Spain’s Interior Ministry said on Thursday that the country had received 63,970 migrants and refugees who arrived via irregular routes last year, including 46,843 people who reached the Canary Islands using the increasingly deadly Atlantic migration route.
This was a sharp increase from the 56,852 migrants and refugees who entered Spain in 2023.
European Union border agency Frontex said “irregular” crossings into the bloc from January to November 2024 fell by 40 per cent overall but grew 19 by per cent on the Atlantic route.
Most people attempting the crossing came from Mali, Senegal and Morocco, Frontex added.
Years of economic plunder by Western powers, unemployment and the effects of climate change on farming communities in West Africa are among the reasons why people attempt the dangerous crossing.

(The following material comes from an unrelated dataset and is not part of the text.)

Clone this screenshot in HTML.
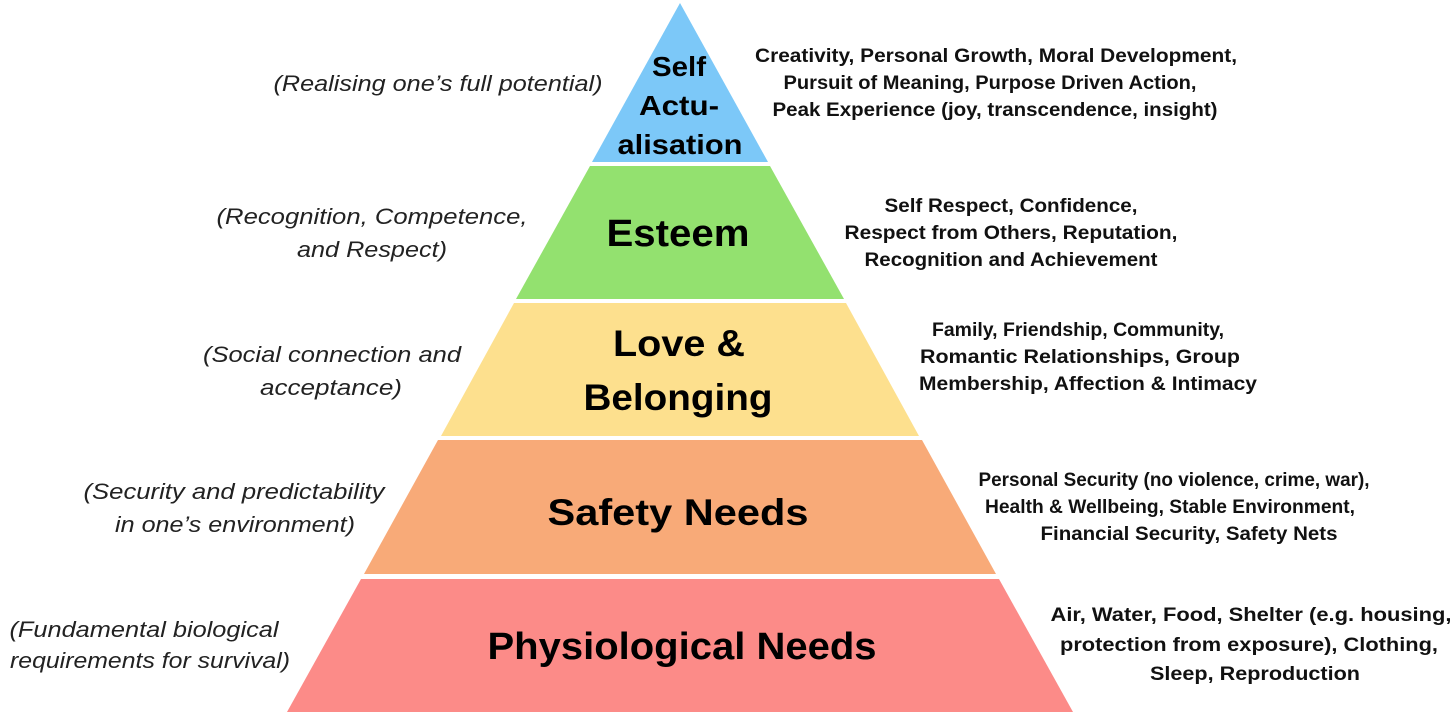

The Atlantic route, which includes departure points in Senegal, The Gambia, Mauritania and Morocco, is also the world’s deadliest.
Last week, at least 69 people, including 25 Malians, were killed when their boat heading from West Africa to the Canary Islands capsized off the coast of Morocco.
A report by NGO Caminando Fronteras said last month that at least 10,457 migrants had died or disappeared while trying to reach Spain by sea from January 1 to December 5 2024, a 50 per cent increase from 2023 and the highest toll since the organisation began keeping records in 2007.
Migrant aid group Walking Borders also blamed a lack of action or arbitrary rescues and the criminalisation of migrants for the surge in deaths at sea.
The aid group has accused EU governments of “the prioritisation of immigration control over the right to life.”